Saturday, March 27, 2010

You can have it all, just not all at once.

I find this to be so true in parenthood. And actually, I don't really want it "all." But working full time and a being a parent, particularly I find in being a mom, is such a tough juggling act. There are the daily struggles of keeping a good balance, but there are also the "bigger picture" struggles.

There are sacrifices I have made along the way so that I could be the mom I want to be. I have passed up job opportunities that would allow me higher pay and allow me to use my abilities more because the hours would have meant additional child care and less time with my kids. I have held my tongue in certain situations where BC (before children) I would not have, because I didn't want to jeopardize my position. I ultimately want to support my family, and be a good mom, and sometimes work goals have to come second to that.
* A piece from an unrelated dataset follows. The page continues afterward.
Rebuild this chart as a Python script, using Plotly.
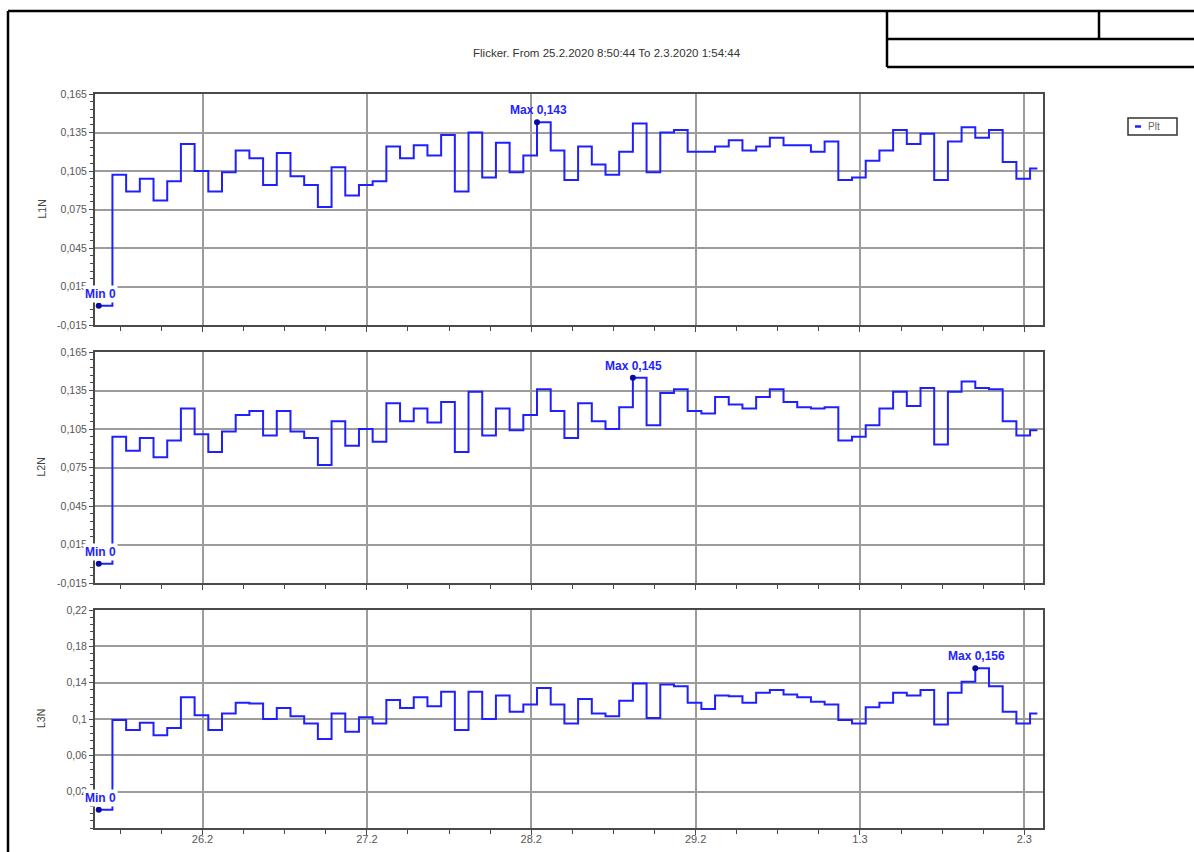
import pandas as pd
import plotly.graph_objects as go

# Measurement period and Plt aggregation interval
period_start = "2020-02-25 08:50:44"
period_end = "2020-03-02 01:54:44"
interval = "2h"

# Long-term flicker severity (Plt) per phase
l1n = [0.000, 0.102, 0.089, 0.099, 0.082, 0.097, 0.126, 0.105, 0.089, 0.104,
       0.121, 0.115, 0.094, 0.119, 0.101, 0.094, 0.077, 0.108, 0.086, 0.094,
       0.097, 0.124, 0.115, 0.125, 0.117, 0.133, 0.089, 0.135, 0.100, 0.127,
       0.104, 0.117, 0.143, 0.121, 0.098, 0.124, 0.110, 0.102, 0.120, 0.142,
       0.104, 0.135, 0.137, 0.120, 0.120, 0.124, 0.129, 0.121, 0.124, 0.131,
       0.125, 0.125, 0.120, 0.128, 0.098, 0.100, 0.113, 0.121, 0.137, 0.126,
       0.134, 0.098, 0.128, 0.139, 0.131, 0.137, 0.112, 0.099, 0.107]
l2n = [0.000, 0.099, 0.088, 0.098, 0.083, 0.096, 0.121, 0.101, 0.087, 0.103,
       0.116, 0.119, 0.100, 0.119, 0.103, 0.098, 0.077, 0.111, 0.092, 0.105,
       0.095, 0.125, 0.111, 0.121, 0.110, 0.126, 0.087, 0.134, 0.100, 0.121,
       0.104, 0.116, 0.136, 0.119, 0.098, 0.125, 0.111, 0.105, 0.122, 0.145,
       0.108, 0.133, 0.136, 0.119, 0.117, 0.130, 0.124, 0.121, 0.130, 0.136,
       0.126, 0.122, 0.121, 0.122, 0.096, 0.099, 0.108, 0.121, 0.134, 0.123,
       0.137, 0.093, 0.134, 0.142, 0.137, 0.136, 0.111, 0.100, 0.104]
l3n = [0.000, 0.099, 0.088, 0.096, 0.082, 0.090, 0.124, 0.104, 0.088, 0.106,
       0.118, 0.117, 0.100, 0.112, 0.103, 0.095, 0.078, 0.106, 0.086, 0.102,
       0.095, 0.121, 0.112, 0.124, 0.114, 0.130, 0.088, 0.130, 0.100, 0.126,
       0.108, 0.116, 0.134, 0.116, 0.095, 0.122, 0.106, 0.103, 0.120, 0.139,
       0.101, 0.138, 0.136, 0.118, 0.111, 0.126, 0.125, 0.118, 0.129, 0.132,
       0.127, 0.124, 0.119, 0.116, 0.099, 0.095, 0.113, 0.118, 0.129, 0.126,
       0.132, 0.094, 0.129, 0.141, 0.156, 0.136, 0.108, 0.095, 0.106]

panel_names = ["L1N", "L2N", "L3N"]
panel_values = [l1n, l2n, l3n]

y_ranges = [[-0.015, 0.165], [-0.015, 0.165], [-0.02, 0.22]]
y_tickvals = [
    [-0.015, 0.015, 0.045, 0.075, 0.105, 0.135, 0.165],
    [-0.015, 0.015, 0.045, 0.075, 0.105, 0.135, 0.165],
    [0.02, 0.06, 0.1, 0.14, 0.18, 0.22],
]
y_minor_step = [0.006, 0.006, 0.008]

day_ticks = ["2020-02-26", "2020-02-27", "2020-02-28", "2020-02-29",
             "2020-03-01", "2020-03-02"]
day_labels = ["26.2", "27.2", "28.2", "29.2", "1.3", "2.3"]
x_range = ["2020-02-25 08:18:00", "2020-03-02 02:44:00"]

title_text = "Flicker. From 25.2.2020 8:50:44 To 2.3.2020 1:54:44"
legend_label = "Plt"

# ---- page geometry (pixels) ----
W, H = 1194, 852
PLOT_X0, PLOT_X1 = 95, 1043
PANELS_PX = [(94, 325), (352, 583), (610, 828)]

LINE_BLUE = "#2020ff"
DOT_BLUE = "#0a0a9c"
LABEL_BLUE = "#2323ff"
FONT = "Liberation Sans, Arial, sans-serif"
GRID = "#9c9c9c"
AXIS = "#4a4a4a"


def px(x):
    return x / W


def py(y):
    return 1 - y / H


def fmt_num(v):
    s = f"{v:.3f}".rstrip("0").rstrip(".")
    return s.replace(".", ",") if s else "0"


def fmt_tick(v):
    return f"{v:g}".replace(".", ",")


times = list(pd.date_range(period_start, periods=len(l1n), freq=interval))
times.append(pd.Timestamp(period_end))

fig = go.Figure()
annotations = []
layout_axes = {}

for i, (name, vals) in enumerate(zip(panel_names, panel_values)):
    n = i + 1
    xa = "x" if n == 1 else f"x{n}"
    ya = "y" if n == 1 else f"y{n}"
    xkey = "xaxis" if n == 1 else f"xaxis{n}"
    ykey = "yaxis" if n == 1 else f"yaxis{n}"

    y_step = vals + [vals[-1]]
    fig.add_trace(go.Scatter(
        x=times, y=y_step, mode="lines", line=dict(color=LINE_BLUE, width=2, shape="hv"),
        name=legend_label, showlegend=False, xaxis=xa, yaxis=ya, hoverinfo="skip",
    ))

    i_max = max(range(len(vals)), key=lambda k: vals[k])
    i_min = min(range(len(vals)), key=lambda k: vals[k])
    fig.add_trace(go.Scatter(
        x=[times[i_min], times[i_max]], y=[vals[i_min], vals[i_max]], mode="markers",
        marker=dict(color=DOT_BLUE, size=6), showlegend=False, xaxis=xa, yaxis=ya,
        hoverinfo="skip",
    ))
    annotations.append(dict(
        x=times[i_max], y=vals[i_max], xref=xa, yref=ya, text=f"<b>Max {fmt_num(vals[i_max])}</b>",
        showarrow=False, xanchor="center", yanchor="bottom", yshift=3, xshift=1,
        font=dict(family=FONT, size=12, color=LABEL_BLUE),
    ))
    annotations.append(dict(
        x=times[i_min], y=vals[i_min], xref=xa, yref=ya, text=f"<b>Min {fmt_num(vals[i_min])}</b>",
        showarrow=False, xanchor="center", yanchor="bottom", yshift=3, xshift=2, bgcolor="white",
        font=dict(family=FONT, size=12, color=LABEL_BLUE),
    ))

    top, bottom = PANELS_PX[i]
    layout_axes[xkey] = dict(
        type="date", domain=[px(PLOT_X0), px(PLOT_X1)], anchor=ya, range=x_range,
        tickmode="array", tickvals=day_ticks, ticktext=day_labels,
        showticklabels=(n == 3), ticks="outside", ticklen=5, tickwidth=1.2, tickcolor=AXIS,
        ticklabelstandoff=-5,
        tickfont=dict(family=FONT, size=11, color="#555555"),
        showgrid=True, gridcolor=GRID, gridwidth=1.6,
        showline=True, linecolor=AXIS, linewidth=2, mirror=True, zeroline=False,
        minor=dict(tickmode="linear", tick0="2020-02-26", dtick=6 * 3600 * 1000,
                   ticks="outside", ticklen=4, tickcolor=AXIS, tickwidth=1, showgrid=False),
        automargin=False, fixedrange=True,
    )
    if n > 1:
        layout_axes[xkey]["matches"] = "x"
    layout_axes[ykey] = dict(
        domain=[py(bottom), py(top)], anchor=xa, range=y_ranges[i],
        tickmode="array", tickvals=y_tickvals[i], ticktext=[fmt_tick(v) for v in y_tickvals[i]],
        ticks="outside", ticklen=4, tickwidth=1.2, tickcolor=AXIS,
        tickfont=dict(family=FONT, size=10.5, color="#555555"),
        showgrid=True, gridcolor=GRID, gridwidth=1.6,
        showline=True, linecolor=AXIS, linewidth=2, mirror=True, zeroline=False,
        minor=dict(tickmode="linear", tick0=y_tickvals[i][0], dtick=y_minor_step[i],
                   ticks="outside", ticklen=3, tickcolor=AXIS, tickwidth=1, showgrid=False),
        automargin=False, fixedrange=True,
    )
    annotations.append(dict(
        x=px(41), y=py((top + bottom) / 2), xref="paper", yref="paper", text=name,
        textangle=-90, showarrow=False, xanchor="center", yanchor="middle",
        font=dict(family=FONT, size=10.5, color="#444444"),
    ))

annotations.append(dict(
    x=px(607), y=py(53), xref="paper", yref="paper", text=title_text, showarrow=False,
    xanchor="center", yanchor="middle",
    font=dict(family=FONT, size=11.5, color="#333333"),
))
annotations.append(dict(
    x=px(1146), y=py(126.5), xref="paper", yref="paper", text=legend_label, showarrow=False,
    xanchor="left", yanchor="middle", font=dict(family=FONT, size=10, color="#666666"),
))

black = dict(color="black", width=2.5)
shapes = [
    # sheet frame
    dict(type="line", xref="paper", yref="paper", x0=px(8), x1=px(W), y0=py(11), y1=py(11), line=black),
    dict(type="line", xref="paper", yref="paper", x0=px(8), x1=px(8), y0=py(11), y1=py(H), line=black),
    # title block
    dict(type="line", xref="paper", yref="paper", x0=px(887), x1=px(887), y0=py(11), y1=py(67), line=black),
    dict(type="line", xref="paper", yref="paper", x0=px(887), x1=px(W), y0=py(67), y1=py(67), line=black),
    dict(type="line", xref="paper", yref="paper", x0=px(887), x1=px(W), y0=py(39), y1=py(39), line=black),
    dict(type="line", xref="paper", yref="paper", x0=px(1099), x1=px(1099), y0=py(11), y1=py(39), line=black),
    # legend box
    dict(type="rect", xref="paper", yref="paper", x0=px(1128), x1=px(1177), y0=py(135), y1=py(118),
         line=dict(color="#333333", width=1.5), layer="below"),
    dict(type="line", xref="paper", yref="paper", x0=px(1135), x1=px(1141), y0=py(126.5), y1=py(126.5),
         line=dict(color=LINE_BLUE, width=2.5)),
]

fig.update_layout(
    width=W, height=H, margin=dict(l=0, r=0, t=0, b=0),
    paper_bgcolor="white", plot_bgcolor="white", showlegend=False,
    annotations=annotations, shapes=shapes, **layout_axes,
)

fig.write_html("out.html")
I do believe as well that there is definitely still discrimination against moms although no one would admit it, and anyone would have a hard time proving it. As disappointing as all that can be at times, at the end of the day, I know what is most important. I will never regret any missed career opportunity if it means that I was a better mom to my kids.

Friday, March 26, 2010

Goodbye kiss

After having our neighbors over this evening, Emmett was saying goodbye to their daughter, a little girl who is about a year older than Emmett.

As they were leaving the house, Emmett says "I want to give her a kiss."

I said "Well, I don't know Emmett, you'll need to ask her, maybe you can just give her a hug."

"No, I want to give her a kiss" Emmett says.

Then the little girl puts the hood of her sweater over her face. Emmett's kiss is thwarted. He starts to cry and comes back in the house.

Poor guy. We told him that she was just shy and that not to worry about it and that she really liked playing with him. He accepted that. We couldn't help but sort of laugh to ourselves about it, though.

Why does "no" have to be said multiple times?

Whenever Emmett is doing something that he is not supposed to, like tipping his chair back from the table for instance, why do I have say "Stop doing that. Emmett, please stop. Emmett, did you hear me? Stop. Now!" And even then, he will probably do it one more time. Why is this? Why do I have to repeat myself multiple times? Very frustrating.

Wednesday, March 24, 2010

Pistachio Petit Four Cake


Today I made a cake for hubby's birthday. His birthday was actually yesterday, but since I had the day off today, and the kids were at school, we celebrated today. It was a good thing, too, because I don't know how I would have made this cake with the kids around. I think the cake turned out pretty good, however, the dark chocolate was a bit too dark for my liking. I got the recipe from Smitten Kitchen. You can see it here: http://smittenkitchen.com/2008/06/pistachio-petit-four-cake/ It was different than other cakes I have made. It was a three layer cake with ground pistachios in the batter, and between each layer was apricot preserves, marizpan and chocolate ganache.